#### [Task goal]
Set down each line of the material that follows, exactly, with no pictures.

[Plotting code records]
☆ ☆ ☆ ☆ ☆ ☆ ☆
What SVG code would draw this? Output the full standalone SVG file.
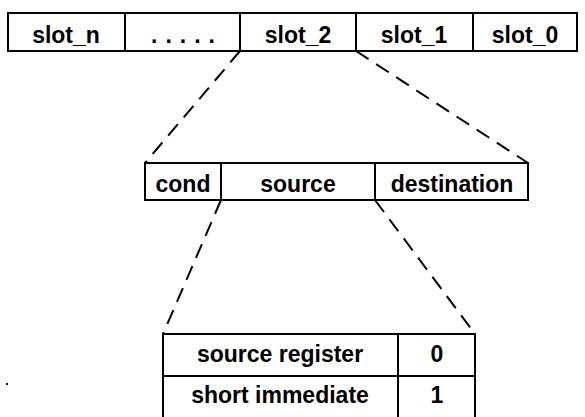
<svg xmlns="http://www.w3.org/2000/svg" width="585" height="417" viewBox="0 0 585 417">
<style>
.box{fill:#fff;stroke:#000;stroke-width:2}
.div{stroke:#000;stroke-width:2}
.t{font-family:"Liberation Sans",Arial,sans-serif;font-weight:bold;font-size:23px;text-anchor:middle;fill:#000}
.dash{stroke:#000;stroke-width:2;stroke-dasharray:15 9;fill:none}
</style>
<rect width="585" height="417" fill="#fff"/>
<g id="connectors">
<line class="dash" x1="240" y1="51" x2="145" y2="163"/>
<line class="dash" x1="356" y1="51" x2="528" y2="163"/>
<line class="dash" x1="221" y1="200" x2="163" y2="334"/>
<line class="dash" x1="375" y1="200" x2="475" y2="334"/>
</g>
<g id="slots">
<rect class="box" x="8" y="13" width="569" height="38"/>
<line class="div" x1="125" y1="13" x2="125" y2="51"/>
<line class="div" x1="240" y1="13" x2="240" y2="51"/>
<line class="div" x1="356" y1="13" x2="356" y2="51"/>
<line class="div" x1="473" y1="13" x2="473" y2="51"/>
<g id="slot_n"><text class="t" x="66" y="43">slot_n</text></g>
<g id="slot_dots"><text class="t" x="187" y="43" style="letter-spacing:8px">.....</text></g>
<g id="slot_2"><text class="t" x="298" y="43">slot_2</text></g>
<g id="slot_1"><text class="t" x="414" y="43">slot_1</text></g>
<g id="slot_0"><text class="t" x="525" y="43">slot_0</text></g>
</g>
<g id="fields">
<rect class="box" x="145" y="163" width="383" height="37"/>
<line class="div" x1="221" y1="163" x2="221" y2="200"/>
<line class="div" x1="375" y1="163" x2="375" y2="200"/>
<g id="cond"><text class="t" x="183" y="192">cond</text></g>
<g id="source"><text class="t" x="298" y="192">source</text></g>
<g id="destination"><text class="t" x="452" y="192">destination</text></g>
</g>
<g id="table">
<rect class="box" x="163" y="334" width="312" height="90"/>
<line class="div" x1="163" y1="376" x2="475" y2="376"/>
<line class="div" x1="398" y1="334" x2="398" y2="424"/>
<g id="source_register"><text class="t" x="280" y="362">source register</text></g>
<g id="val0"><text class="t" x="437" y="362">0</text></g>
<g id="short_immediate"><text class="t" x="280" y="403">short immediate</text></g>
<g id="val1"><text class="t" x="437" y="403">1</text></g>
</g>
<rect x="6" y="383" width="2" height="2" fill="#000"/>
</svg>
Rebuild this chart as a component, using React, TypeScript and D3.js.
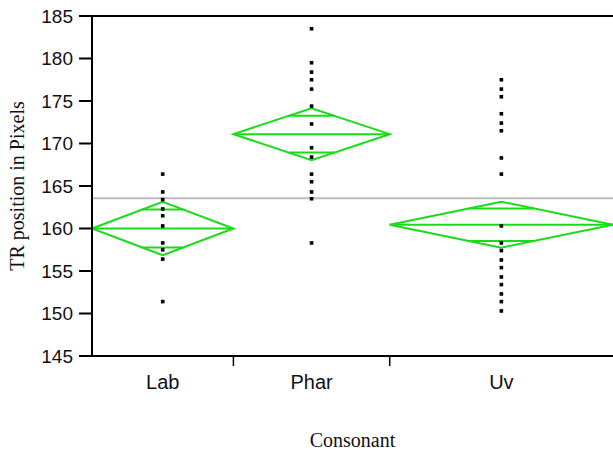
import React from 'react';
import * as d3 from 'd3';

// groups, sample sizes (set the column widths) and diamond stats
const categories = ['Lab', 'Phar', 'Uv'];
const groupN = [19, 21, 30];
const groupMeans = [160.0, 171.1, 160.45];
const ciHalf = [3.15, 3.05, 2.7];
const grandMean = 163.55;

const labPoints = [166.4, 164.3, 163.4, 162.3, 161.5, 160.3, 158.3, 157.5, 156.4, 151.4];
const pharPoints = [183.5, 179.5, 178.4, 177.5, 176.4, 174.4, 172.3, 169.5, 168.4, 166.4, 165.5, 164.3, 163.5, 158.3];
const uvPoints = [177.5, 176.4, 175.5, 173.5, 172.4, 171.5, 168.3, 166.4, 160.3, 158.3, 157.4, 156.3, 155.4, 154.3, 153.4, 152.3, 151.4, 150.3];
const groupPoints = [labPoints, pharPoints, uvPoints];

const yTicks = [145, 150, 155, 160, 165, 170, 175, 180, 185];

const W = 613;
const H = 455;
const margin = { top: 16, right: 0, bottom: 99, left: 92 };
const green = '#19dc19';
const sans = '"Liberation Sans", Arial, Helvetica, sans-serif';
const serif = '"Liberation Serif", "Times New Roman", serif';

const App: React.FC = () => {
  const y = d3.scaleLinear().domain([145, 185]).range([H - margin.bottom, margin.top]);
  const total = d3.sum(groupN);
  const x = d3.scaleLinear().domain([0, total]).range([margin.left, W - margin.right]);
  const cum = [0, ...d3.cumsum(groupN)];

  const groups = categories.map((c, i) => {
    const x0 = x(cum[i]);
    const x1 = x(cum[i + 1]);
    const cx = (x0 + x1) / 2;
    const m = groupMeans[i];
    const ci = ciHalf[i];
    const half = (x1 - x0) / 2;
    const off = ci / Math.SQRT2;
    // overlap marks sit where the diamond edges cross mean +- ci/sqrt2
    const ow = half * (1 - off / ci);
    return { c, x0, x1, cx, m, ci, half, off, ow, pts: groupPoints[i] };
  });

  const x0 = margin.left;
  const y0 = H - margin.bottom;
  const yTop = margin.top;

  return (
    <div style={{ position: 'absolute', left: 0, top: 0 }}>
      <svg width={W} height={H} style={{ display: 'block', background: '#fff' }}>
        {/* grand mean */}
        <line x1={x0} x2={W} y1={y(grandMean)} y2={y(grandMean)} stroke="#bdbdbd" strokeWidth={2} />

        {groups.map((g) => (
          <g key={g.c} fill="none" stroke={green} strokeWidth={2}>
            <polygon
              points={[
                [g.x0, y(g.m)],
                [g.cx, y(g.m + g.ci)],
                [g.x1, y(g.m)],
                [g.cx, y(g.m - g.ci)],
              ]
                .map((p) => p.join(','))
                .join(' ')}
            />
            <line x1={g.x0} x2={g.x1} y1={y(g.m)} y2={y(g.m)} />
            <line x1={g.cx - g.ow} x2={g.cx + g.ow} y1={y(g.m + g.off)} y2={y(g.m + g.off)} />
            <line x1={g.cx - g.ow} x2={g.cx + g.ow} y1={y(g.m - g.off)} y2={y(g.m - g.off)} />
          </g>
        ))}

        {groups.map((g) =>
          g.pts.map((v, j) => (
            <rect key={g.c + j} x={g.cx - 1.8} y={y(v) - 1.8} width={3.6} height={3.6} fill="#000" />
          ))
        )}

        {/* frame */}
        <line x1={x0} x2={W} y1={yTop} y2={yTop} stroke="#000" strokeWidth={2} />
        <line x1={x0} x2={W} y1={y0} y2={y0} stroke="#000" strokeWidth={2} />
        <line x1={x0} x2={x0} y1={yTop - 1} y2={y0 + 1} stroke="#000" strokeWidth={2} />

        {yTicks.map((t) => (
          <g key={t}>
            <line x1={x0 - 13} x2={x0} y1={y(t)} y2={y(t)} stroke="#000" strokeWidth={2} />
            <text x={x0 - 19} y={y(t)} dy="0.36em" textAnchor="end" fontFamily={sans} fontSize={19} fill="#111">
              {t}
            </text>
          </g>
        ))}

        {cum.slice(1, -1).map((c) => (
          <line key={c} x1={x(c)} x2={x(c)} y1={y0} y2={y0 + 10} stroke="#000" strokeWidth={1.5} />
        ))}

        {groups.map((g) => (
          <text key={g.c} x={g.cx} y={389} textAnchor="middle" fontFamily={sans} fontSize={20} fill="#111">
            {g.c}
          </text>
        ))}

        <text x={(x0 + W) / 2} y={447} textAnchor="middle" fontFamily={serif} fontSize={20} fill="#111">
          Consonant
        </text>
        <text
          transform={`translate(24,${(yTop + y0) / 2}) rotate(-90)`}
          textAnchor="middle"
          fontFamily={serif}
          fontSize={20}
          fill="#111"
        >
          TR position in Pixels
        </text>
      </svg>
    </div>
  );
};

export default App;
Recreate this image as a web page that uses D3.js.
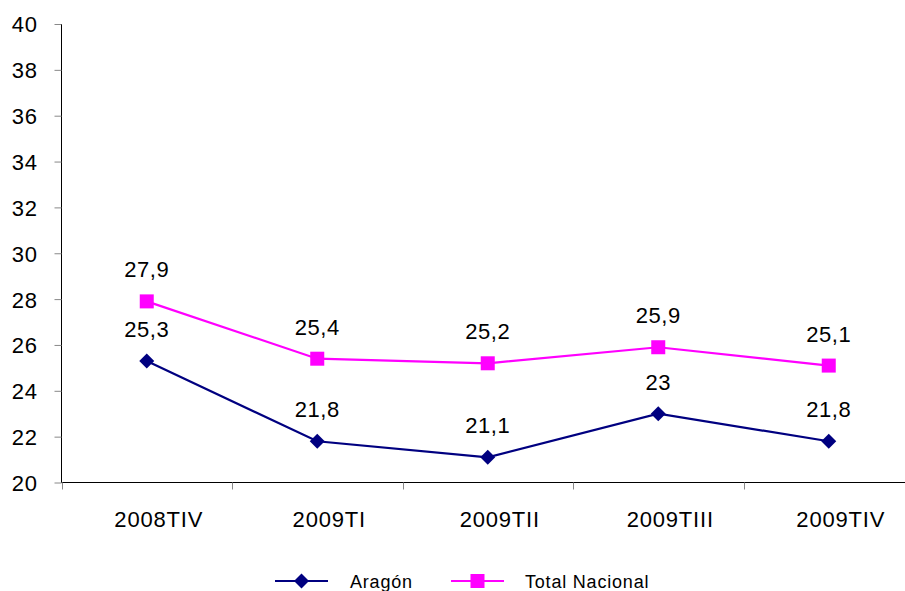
☆ ☆ ☆ ☆ ☆ ☆ ☆
#### [The output]
What SVG code would draw this? Output the full standalone SVG file.
<svg xmlns="http://www.w3.org/2000/svg" width="585" height="417" viewBox="0 0 585 417">
<style>
.box{fill:#fff;stroke:#000;stroke-width:2}
.div{stroke:#000;stroke-width:2}
.t{font-family:"Liberation Sans",Arial,sans-serif;font-weight:bold;font-size:23px;text-anchor:middle;fill:#000}
.dash{stroke:#000;stroke-width:2;stroke-dasharray:15 9;fill:none}
</style>
<rect width="585" height="417" fill="#fff"/>
<g id="connectors">
<line class="dash" x1="240" y1="51" x2="145" y2="163"/>
<line class="dash" x1="356" y1="51" x2="528" y2="163"/>
<line class="dash" x1="221" y1="200" x2="163" y2="334"/>
<line class="dash" x1="375" y1="200" x2="475" y2="334"/>
</g>
<g id="slots">
<rect class="box" x="8" y="13" width="569" height="38"/>
<line class="div" x1="125" y1="13" x2="125" y2="51"/>
<line class="div" x1="240" y1="13" x2="240" y2="51"/>
<line class="div" x1="356" y1="13" x2="356" y2="51"/>
<line class="div" x1="473" y1="13" x2="473" y2="51"/>
<g id="slot_n"><text class="t" x="66" y="43">slot_n</text></g>
<g id="slot_dots"><text class="t" x="187" y="43" style="letter-spacing:8px">.....</text></g>
<g id="slot_2"><text class="t" x="298" y="43">slot_2</text></g>
<g id="slot_1"><text class="t" x="414" y="43">slot_1</text></g>
<g id="slot_0"><text class="t" x="525" y="43">slot_0</text></g>
</g>
<g id="fields">
<rect class="box" x="145" y="163" width="383" height="37"/>
<line class="div" x1="221" y1="163" x2="221" y2="200"/>
<line class="div" x1="375" y1="163" x2="375" y2="200"/>
<g id="cond"><text class="t" x="183" y="192">cond</text></g>
<g id="source"><text class="t" x="298" y="192">source</text></g>
<g id="destination"><text class="t" x="452" y="192">destination</text></g>
</g>
<g id="table">
<rect class="box" x="163" y="334" width="312" height="90"/>
<line class="div" x1="163" y1="376" x2="475" y2="376"/>
<line class="div" x1="398" y1="334" x2="398" y2="424"/>
<g id="source_register"><text class="t" x="280" y="362">source register</text></g>
<g id="val0"><text class="t" x="437" y="362">0</text></g>
<g id="short_immediate"><text class="t" x="280" y="403">short immediate</text></g>
<g id="val1"><text class="t" x="437" y="403">1</text></g>
</g>
<rect x="6" y="383" width="2" height="2" fill="#000"/>
</svg>
Rebuild this chart as a component, using React, TypeScript and D3.js.
import React from 'react';
import * as d3 from 'd3';

// groups, sample sizes (set the column widths) and diamond stats
const categories = ['Lab', 'Phar', 'Uv'];
const groupN = [19, 21, 30];
const groupMeans = [160.0, 171.1, 160.45];
const ciHalf = [3.15, 3.05, 2.7];
const grandMean = 163.55;

const labPoints = [166.4, 164.3, 163.4, 162.3, 161.5, 160.3, 158.3, 157.5, 156.4, 151.4];
const pharPoints = [183.5, 179.5, 178.4, 177.5, 176.4, 174.4, 172.3, 169.5, 168.4, 166.4, 165.5, 164.3, 163.5, 158.3];
const uvPoints = [177.5, 176.4, 175.5, 173.5, 172.4, 171.5, 168.3, 166.4, 160.3, 158.3, 157.4, 156.3, 155.4, 154.3, 153.4, 152.3, 151.4, 150.3];
const groupPoints = [labPoints, pharPoints, uvPoints];

const yTicks = [145, 150, 155, 160, 165, 170, 175, 180, 185];

const W = 613;
const H = 455;
const margin = { top: 16, right: 0, bottom: 99, left: 92 };
const green = '#19dc19';
const sans = '"Liberation Sans", Arial, Helvetica, sans-serif';
const serif = '"Liberation Serif", "Times New Roman", serif';

const App: React.FC = () => {
  const y = d3.scaleLinear().domain([145, 185]).range([H - margin.bottom, margin.top]);
  const total = d3.sum(groupN);
  const x = d3.scaleLinear().domain([0, total]).range([margin.left, W - margin.right]);
  const cum = [0, ...d3.cumsum(groupN)];

  const groups = categories.map((c, i) => {
    const x0 = x(cum[i]);
    const x1 = x(cum[i + 1]);
    const cx = (x0 + x1) / 2;
    const m = groupMeans[i];
    const ci = ciHalf[i];
    const half = (x1 - x0) / 2;
    const off = ci / Math.SQRT2;
    // overlap marks sit where the diamond edges cross mean +- ci/sqrt2
    const ow = half * (1 - off / ci);
    return { c, x0, x1, cx, m, ci, half, off, ow, pts: groupPoints[i] };
  });

  const x0 = margin.left;
  const y0 = H - margin.bottom;
  const yTop = margin.top;

  return (
    <div style={{ position: 'absolute', left: 0, top: 0 }}>
      <svg width={W} height={H} style={{ display: 'block', background: '#fff' }}>
        {/* grand mean */}
        <line x1={x0} x2={W} y1={y(grandMean)} y2={y(grandMean)} stroke="#bdbdbd" strokeWidth={2} />

        {groups.map((g) => (
          <g key={g.c} fill="none" stroke={green} strokeWidth={2}>
            <polygon
              points={[
                [g.x0, y(g.m)],
                [g.cx, y(g.m + g.ci)],
                [g.x1, y(g.m)],
                [g.cx, y(g.m - g.ci)],
              ]
                .map((p) => p.join(','))
                .join(' ')}
            />
            <line x1={g.x0} x2={g.x1} y1={y(g.m)} y2={y(g.m)} />
            <line x1={g.cx - g.ow} x2={g.cx + g.ow} y1={y(g.m + g.off)} y2={y(g.m + g.off)} />
            <line x1={g.cx - g.ow} x2={g.cx + g.ow} y1={y(g.m - g.off)} y2={y(g.m - g.off)} />
          </g>
        ))}

        {groups.map((g) =>
          g.pts.map((v, j) => (
            <rect key={g.c + j} x={g.cx - 1.8} y={y(v) - 1.8} width={3.6} height={3.6} fill="#000" />
          ))
        )}

        {/* frame */}
        <line x1={x0} x2={W} y1={yTop} y2={yTop} stroke="#000" strokeWidth={2} />
        <line x1={x0} x2={W} y1={y0} y2={y0} stroke="#000" strokeWidth={2} />
        <line x1={x0} x2={x0} y1={yTop - 1} y2={y0 + 1} stroke="#000" strokeWidth={2} />

        {yTicks.map((t) => (
          <g key={t}>
            <line x1={x0 - 13} x2={x0} y1={y(t)} y2={y(t)} stroke="#000" strokeWidth={2} />
            <text x={x0 - 19} y={y(t)} dy="0.36em" textAnchor="end" fontFamily={sans} fontSize={19} fill="#111">
              {t}
            </text>
          </g>
        ))}

        {cum.slice(1, -1).map((c) => (
          <line key={c} x1={x(c)} x2={x(c)} y1={y0} y2={y0 + 10} stroke="#000" strokeWidth={1.5} />
        ))}

        {groups.map((g) => (
          <text key={g.c} x={g.cx} y={389} textAnchor="middle" fontFamily={sans} fontSize={20} fill="#111">
            {g.c}
          </text>
        ))}

        <text x={(x0 + W) / 2} y={447} textAnchor="middle" fontFamily={serif} fontSize={20} fill="#111">
          Consonant
        </text>
        <text
          transform={`translate(24,${(yTop + y0) / 2}) rotate(-90)`}
          textAnchor="middle"
          fontFamily={serif}
          fontSize={20}
          fill="#111"
        >
          TR position in Pixels
        </text>
      </svg>
    </div>
  );
};

export default App;
Recreate this image as a web page that uses D3.js.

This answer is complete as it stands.